Responses to mixed-race and unmarried
Thanks so much to everyone who took the quiz! So far, your 39 responses paint this picture:
45% of you identify as multi-racial or multi-ethnic; among you multis, 24% of your parents were unmarried when you were born (compared to 15% of parents of the total group). Your ages range from 19 to 74, with 46% of you still under age 40. 90% of you are unmarried, and 47% of you have multiracial/ethnic children of your own.
Among the 28 of you who have committed romantic relationships, 74% are different-sex, 6% are same-sex, and 19% are poly. Of the 37 partners you described, 22% are themselves multiracial/ethnic, and 51% identify with just one race/ethnicity but that one is different from yours. So 73% of your relationships are interracial/ethnic.

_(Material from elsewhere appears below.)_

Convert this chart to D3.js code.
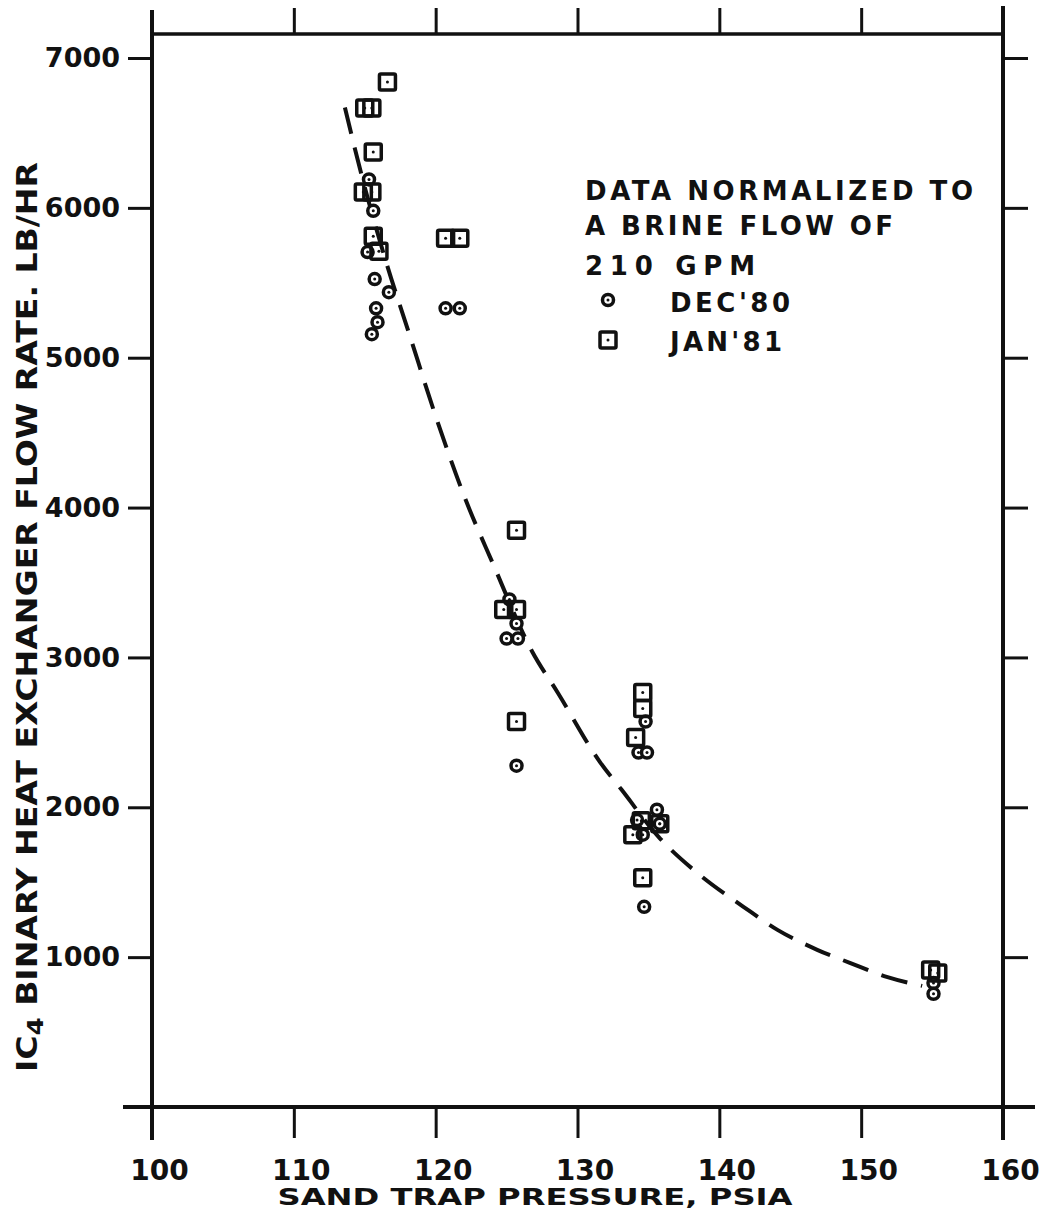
<!DOCTYPE html>
<html>
<head>
<meta charset="utf-8">
<script src="https://cdn.jsdelivr.net/npm/d3@7"></script>
<style>
  body { margin: 0; background: #fff; }
  text { font-family: "DejaVu Sans", sans-serif; font-weight: bold; fill: #111; }
</style>
</head>
<body>
<div id="chart-area"></div>
<script>

let width = 1045,
height = 1211;

// Data
// DEC'80 (circles)
let decX = [115.3, 115.6, 115.2, 115.7, 116.7, 115.8, 115.9, 115.5, 120.7, 121.7,
	125.2, 125.7, 125.0, 125.8, 125.7,
	134.8, 134.3, 134.9, 135.6, 135.8, 134.6, 134.2, 134.7,
	155.1, 155.1];
let decY = [6190, 5980, 5705, 5525, 5437, 5330, 5237, 5157, 5330, 5330,
	3387, 3226, 3126, 3126, 2278,
	2572, 2365, 2365, 1984, 1890, 1817, 1915, 1336,
	828, 755];

// JAN'81 (squares)
let janX = [116.6, 115.0, 115.5, 115.6, 114.9, 115.5, 115.6, 116.0, 120.7, 121.7,
	125.7, 124.8, 125.7, 125.7,
	134.6, 134.6, 134.1, 135.8, 134.5, 133.9, 134.6,
	154.9, 155.4];
let janY = [6840, 6667, 6667, 6373, 6105, 6105, 5810, 5710, 5798, 5798,
	3848, 3320, 3320, 2572,
	2766, 2659, 2465, 1890, 1910, 1817, 1530,
	915, 895];

// dashed fitted curve
let curveX = [113.6, 114.8, 116.6, 118.1, 120.0, 122.1, 124.0, 126.8, 128.6, 131.6,
	133.1, 135.7, 138.6, 141.7, 144.1, 146.9, 149.2, 151.8, 154.3];
let curveY = [6670, 6210, 5610, 5170, 4610, 4055, 3634, 3040, 2766, 2300,
	2118, 1804, 1550, 1336, 1182, 1049, 962, 868, 808];

let xTicks = [100, 110, 120, 130, 140, 150, 160];
let yTicks = [1000, 2000, 3000, 4000, 5000, 6000, 7000];

let legendLines = ["DATA NORMALIZED TO", "A BRINE FLOW OF", "210 GPM"];
let seriesNames = ["DEC'80", "JAN'81"];

let svg = d3.select("#chart-area").append("svg")
	.attr("width", width)
	.attr("height", height);

let x = d3.scaleLinear().domain([100, 160]).range([152, 1003]);
let y = d3.scaleLinear().domain([0, 7000]).range([1107, 58]);
let frameTop = 34;

// frame lines
let frame = svg.append("g").attr("stroke", "#111").attr("stroke-linecap", "square");
frame.append("line").attr("x1", x(100)).attr("x2", x(100)).attr("y1", 12).attr("y2", 1138).attr("stroke-width", 4);
frame.append("line").attr("x1", x(160)).attr("x2", x(160)).attr("y1", 8).attr("y2", 1138).attr("stroke-width", 4);
frame.append("line").attr("x1", x(100)).attr("x2", x(160)).attr("y1", frameTop).attr("y2", frameTop).attr("stroke-width", 3.5);
frame.append("line").attr("x1", 125).attr("x2", 1033).attr("y1", y(0)).attr("y2", y(0)).attr("stroke-width", 4);

// axes
let xAxis = svg.append("g")
	.attr("transform", "translate(0," + y(0) + ")")
	.call(d3.axisBottom(x).tickValues(xTicks).tickSize(31).tickSizeOuter(0).tickPadding(22));
let xTop = svg.append("g")
	.attr("transform", "translate(0," + frameTop + ")")
	.call(d3.axisTop(x).tickValues(xTicks.slice(1, -1)).tickSize(26).tickSizeOuter(0).tickFormat(""));
let yAxis = svg.append("g")
	.attr("transform", "translate(" + x(100) + ",0)")
	.call(d3.axisLeft(y).tickValues(yTicks).tickSize(24).tickSizeOuter(0).tickPadding(8).tickFormat(d3.format("d")));
let yRight = svg.append("g")
	.attr("transform", "translate(" + x(160) + ",0)")
	.call(d3.axisRight(y).tickValues(yTicks).tickSize(25).tickSizeOuter(0).tickFormat(""));

[xAxis, xTop, yAxis, yRight].forEach(function(g) {
	g.select(".domain").remove();
	g.selectAll(".tick line").attr("stroke", "#111").attr("stroke-width", 3);
	g.selectAll(".tick text").attr("fill", "#111");
});
xAxis.selectAll(".tick text")
	.style("font-size", "28px")
	.attr("dx", 7);
yAxis.selectAll(".tick text")
	.style("font-size", "27px");

// axis titles
svg.append("text")
	.attr("x", 535)
	.attr("y", 1205)
	.attr("text-anchor", "middle")
	.attr("textLength", 515)
	.attr("lengthAdjust", "spacingAndGlyphs")
	.style("font-size", "23px")
	.text("SAND TRAP PRESSURE, PSIA");

let yTitle = svg.append("text")
	.attr("transform", "translate(37,617) rotate(-90)")
	.attr("text-anchor", "middle")
	.style("font-size", "28px");
yTitle.append("tspan").text("IC");
yTitle.append("tspan").attr("baseline-shift", "-25%").style("font-size", "22px").text("4");
yTitle.append("tspan").text(" BINARY HEAT EXCHANGER FLOW RATE. LB/HR");
yTitle.attr("textLength", 910).attr("lengthAdjust", "spacingAndGlyphs");

// fitted curve
let line = d3.line()
	.x(function(d, i) { return x(curveX[i]); })
	.y(function(d, i) { return y(curveY[i]); })
	.curve(d3.curveMonotoneX);

svg.append("path")
	.datum(curveX)
	.attr("d", line)
	.attr("fill", "none")
	.attr("stroke", "#111")
	.attr("stroke-width", 4)
	.attr("stroke-dasharray", "27,14");

// markers
function drawCircle(g, cx, cy) {
	g.append("circle").attr("cx", cx).attr("cy", cy).attr("r", 5.5)
		.attr("fill", "#fff").attr("stroke", "#111").attr("stroke-width", 3.5);
	g.append("circle").attr("cx", cx).attr("cy", cy).attr("r", 1.5).attr("fill", "#111");
}
function drawSquare(g, cx, cy) {
	g.append("rect").attr("x", cx - 8).attr("y", cy - 8).attr("width", 16).attr("height", 16)
		.attr("rx", 1.5)
		.attr("fill", "none").attr("stroke", "#111").attr("stroke-width", 3.5);
	g.append("circle").attr("cx", cx).attr("cy", cy).attr("r", 1.5).attr("fill", "#111");
}

let decG = svg.append("g");
decX.forEach(function(d, i) { drawCircle(decG, x(d), y(decY[i])); });
let janG = svg.append("g");
janX.forEach(function(d, i) { drawSquare(janG, x(d), y(janY[i])); });

// legend
let legend = svg.append("g").style("font-size", "26px");
let legendBase = [200, 235, 275];
let legendLen = [388, 308, 170];
legendLines.forEach(function(t, i) {
	legend.append("text").attr("x", 585).attr("y", legendBase[i])
		.attr("textLength", legendLen[i]).attr("lengthAdjust", "spacing")
		.text(t);
});
drawCircle(legend, 608, 300);
drawSquare(legend, 608, 340);
legend.append("text").attr("x", 670).attr("y", 312)
	.attr("textLength", 120).attr("lengthAdjust", "spacing").text(seriesNames[0]);
legend.append("text").attr("x", 670).attr("y", 351)
	.attr("textLength", 112).attr("lengthAdjust", "spacing").text(seriesNames[1]);

</script>
</body>
</html>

Of course, this is not a scientific sample! But it is fascinating to see such big numbers. Your personal comments are also fascinating. Here are just a few:
Although my family of origin was marriage-based and white, there are lots of multiracial families among my extended family. We all feel just as much like family even though we all look different and have different last names, and we joke a lot about the benefits of “hybrid vitality.”
… our real difference are the economic/ parenting styles we experienced growing up.
I have a biracial child and am a single parent. My child attends a predominantly black school and has been having some identity issues due to her bi-racial status and we are working through them little by little each day
Board member Kevin Maillard has written extensively on the topic of unmarried mixed-race relationships. He sent this commentary:
The NY Times’ recent article on multiracial identity places great weight on intermarriage as the catalyst for the “biracial baby boom.” But is this true? It would suggest that the multiracial population did not take off until 1967, when the Supreme Court ruled antimiscegenation laws unconstitutional in Loving V. Virginia. This is an easy way to imagine the origins of mixed race in America, but it overlooks unmarried relationships that produced the bulk of the historical mixed race population.
Marriage is only one way of recognizing relationships, and it is also a convenient way to ignore them, too. By prohibiting marriage between people of different races, states did not have to recognize the legal legitimacy of multiracial children. Because the parents did not have a legally recognized relationship, the state could deny benefits and support. In all kinds of court cases, people used antimiscegenation laws to invalidate and prevent equal treatment of the law. For example, white men tried to evade divorce obligations from black women, landlords excluded Amer-asian families, and collateral heirs argued that wills were invalid. By saying that such relationships were illegitimate, people relied upon law to erase the legal existence of multiracial people. They were not counted in the census, and the children weren’t either.
But during this entire historical period, families continued to blend outside of marriage. States’ goals of keeping the races separate only worked for preventing official recognition. As people, we’ve always known that marriage isn’t the only way to make a family.